Billa testet als erster Lebensmittelhändler das mobile Self Checkout Verfahren in einer Testfiliale innerhalb des Office Parks Billa Euro Plaza in Wien. Die Anwendung der Billa Scan & Go App funktioniert ganz einfach: Kunden laden sich die Scan & Go-App herunter und öffnen diese vor dem Einkauf. Dann scannen sie mit dem Smartphone den Strichcode auf den Produkten, die sie kaufen möchten. Bevor sie ihren Einkauf durch das Scannen eines QR-Codes im Kassenbereich abschließen, müssen sie ihren Einkauf nur noch bestätigen. Bezahlt wird mit Karte. one wolllte wissen, welche Erfahrungen Billa mit Scan & Go gemacht hat und sprach mit Julia Stone, Direktorin Digital & Innovations bei Billa.
Julia Stone
one: Billa testet die Scan & Go-App seit Dezember letzten Jahres. Wie ist die Kundenresonanz?
Julia Stone: Nach dem ersten Peak zum Beginn hat sich die Kurve stabilisiert. Wir haben bereits eine Reihe von Stammkunden, welche die App ständig nutzen und mit dem Smartphone direkt bezahlen. Im Schnitt verzeichnen wir täglich 40 bis 50 Käufe über die App. Diese kommen on top, das heißt als Ergänzung zu den Kaufvorgängen an den SCO-Kassen.
one: Ist das Kaufverhalten der App-Nutzer ein anderes als das der „analogen“ Kunden?
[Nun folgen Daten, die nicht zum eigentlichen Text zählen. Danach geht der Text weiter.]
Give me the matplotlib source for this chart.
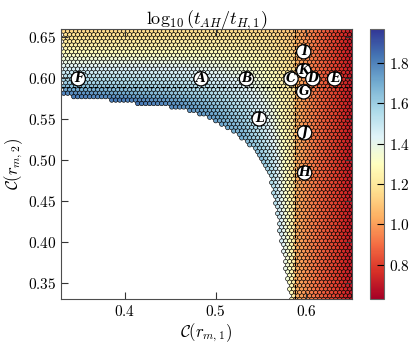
import numpy as np
import matplotlib
matplotlib.use("Agg")
import matplotlib.pyplot as plt

plt.rcParams['font.family'] = 'serif'
plt.rcParams['font.serif'] = ['cmr10']
plt.rcParams['mathtext.fontset'] = 'cm'
plt.rcParams['axes.formatter.use_mathtext'] = True

# colour values, left of the vertical dashed line
tab_x = [0.33, 0.40, 0.46, 0.50, 0.53, 0.55, 0.565, 0.575, 0.587]
tab_y = [0.33, 0.40, 0.46, 0.50, 0.53, 0.555, 0.57, 0.58, 0.59, 0.60, 0.615, 0.63, 0.645, 0.66]
tab_v = [
    [1.60, 1.60, 1.60, 1.60, 1.60, 1.60, 1.60, 1.45, 1.20],
    [1.60, 1.60, 1.60, 1.60, 1.60, 1.60, 1.60, 1.42, 1.20],
    [1.65, 1.65, 1.65, 1.65, 1.65, 1.65, 1.55, 1.36, 1.18],
    [1.70, 1.70, 1.70, 1.70, 1.70, 1.65, 1.48, 1.32, 1.18],
    [1.75, 1.75, 1.75, 1.75, 1.68, 1.53, 1.40, 1.28, 1.18],
    [1.80, 1.80, 1.80, 1.72, 1.58, 1.47, 1.36, 1.26, 1.17],
    [1.85, 1.85, 1.75, 1.62, 1.52, 1.43, 1.34, 1.25, 1.17],
    [1.82, 1.72, 1.63, 1.56, 1.48, 1.40, 1.32, 1.24, 1.17],
    [1.65, 1.60, 1.56, 1.50, 1.44, 1.37, 1.30, 1.23, 1.17],
    [1.55, 1.53, 1.50, 1.45, 1.40, 1.34, 1.28, 1.22, 1.16],
    [1.42, 1.42, 1.41, 1.38, 1.34, 1.30, 1.25, 1.20, 1.15],
    [1.30, 1.30, 1.30, 1.29, 1.27, 1.24, 1.21, 1.17, 1.13],
    [1.20, 1.20, 1.21, 1.21, 1.20, 1.18, 1.16, 1.13, 1.10],
    [1.13, 1.14, 1.15, 1.15, 1.14, 1.13, 1.12, 1.10, 1.08],
]
# right of the dashed line
right_x = [0.587, 0.60, 0.62, 0.64, 0.65]
right_v = [1.05, 0.97, 0.86, 0.76, 0.70]

# left edge of the filled region (below the top band)
bnd_y = [0.33, 0.341, 0.366, 0.390, 0.415, 0.439, 0.463, 0.488, 0.500, 0.512,
         0.524, 0.537, 0.549, 0.561, 0.566, 0.570, 0.574, 0.578]
bnd_x = [0.582, 0.581, 0.577, 0.574, 0.570, 0.567, 0.563, 0.557, 0.551, 0.543,
         0.532, 0.516, 0.497, 0.470, 0.440, 0.400, 0.380, 0.335]

lab_names = ['F', 'A', 'B', 'C', 'K', 'D', 'E', 'I', 'G', 'L', 'J', 'H']
lab_x = [0.349, 0.484, 0.534, 0.583, 0.597, 0.607, 0.631, 0.597, 0.597, 0.548, 0.598, 0.598]
lab_y = [0.599, 0.599, 0.599, 0.599, 0.609, 0.599, 0.599, 0.632, 0.583, 0.550, 0.533, 0.484]

# hexagonal sampling grid
dx, dy = 0.0044, 0.0042
px, py, pv = [], [], []
for i, y in enumerate(np.arange(0.657, 0.325, -dy)):
    xs = np.arange(0.333 + (i % 2) * dx / 2, 0.655, dx)
    if y < 0.58:
        xs = xs[xs >= np.interp(y, bnd_y, bnd_x)]
    rows = np.array([np.interp(xs, tab_x, r) for r in tab_v])
    left = np.array([np.interp(y, tab_y, rows[:, k]) for k in range(len(xs))])
    right = np.interp(xs, right_x, right_v)
    px.extend(xs)
    py.extend([y] * len(xs))
    pv.extend(np.where(xs < 0.587, left, right))

fig = plt.figure(figsize=(4.15, 3.48), dpi=100)
ax = fig.add_axes([0.147, 0.141, 0.701, 0.776])
cax = fig.add_axes([0.892, 0.141, 0.034, 0.776])

sc = ax.scatter(px, py, c=pv, cmap='RdYlBu', vmin=0.63, vmax=1.97,
                s=10, edgecolors='black', linewidths=0.45)
ax.axvline(0.587, color='black', ls='--', lw=0.8, dashes=(3, 2))
ax.axhline(0.589, color='black', ls='--', lw=0.8, dashes=(3, 2))

for n, x, y in zip(lab_names, lab_x, lab_y):
    ax.text(x, y, n, ha='center', va='center', fontsize=9, fontweight='bold',
            fontstyle='italic', family='DejaVu Serif',
            bbox=dict(boxstyle='circle,pad=0.05', fc='white', ec='black', lw=0.9))

ax.set_xlim(0.33, 0.65)
ax.set_ylim(0.33, 0.66)
ax.set_xticks([0.4, 0.5, 0.6])
ax.set_yticks([0.35, 0.40, 0.45, 0.50, 0.55, 0.60, 0.65])
ax.tick_params(direction='in', top=True, right=True, labelsize=11, length=5, color='0.2')
for s in ax.spines.values():
    s.set_color('0.3')
ax.set_title(r'$\log_{10}(t_{AH}/t_{H,1})$', fontsize=13, pad=3)
ax.set_xlabel(r'$\mathcal{C}(r_{m,1})$', fontsize=12, labelpad=2)
ax.set_ylabel(r'$\mathcal{C}(r_{m,2})$', fontsize=12, labelpad=2)

cb = fig.colorbar(sc, cax=cax, ticks=[0.8, 1.0, 1.2, 1.4, 1.6, 1.8])
cb.ax.tick_params(direction='in', labelsize=11, length=5)
cb.outline.set_edgecolor('0.4')

fig.savefig('out.png', dpi=100)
Stone: Die Scan&Go-App ist ausgelegt auf kleine Warenkörbe, um Stoßzeiten rund um die Mittagszeit, in der Früh und kurz vor Ladenschuss zu entlasten. Daher ist der Einkauf mit zehn Artikeln limitiert. Die derzeitige Testfiliale ist eine Convenience-Filiale innerhalb eines Office Parks. Daher sehen wir kaum Unterschied im Kaufverhalten der App-Nutzer zu analogen Kunden. Im Schnitt liegen vier bis fünf Artikel im Warenkorb.
one: Wie sind die Rückmeldungen der Kunden?
Stone: Die Bewertungen sind mit vier Smilies sehr positiv. Dass es nicht die volle Anzahl von fünf ist, liegt daran, dass sich manche Kunden weitere Bezahlvarianten, zum Beispiel via Pay Pal, wünschen.
one: Wie geht es weiter?
Stone: Die Testphase war ursprünglich bis Ende März angesetzt. Aufgrund der Corona-Pandemie musste diese jedoch pausiert werden und wird langsam wieder gestartet. Es werden in 2020 weitere Pilotfilialen aufgeschaltet, um die Nutzung von Scan & Go im anderen demografischen Umfeld zu testen. Wir haben bereits sehr aufschlussreiches Feedback innerhalb einer Convenience-Filiale im Office Park. Nun gilt es, aus anderen Settings zu lernen.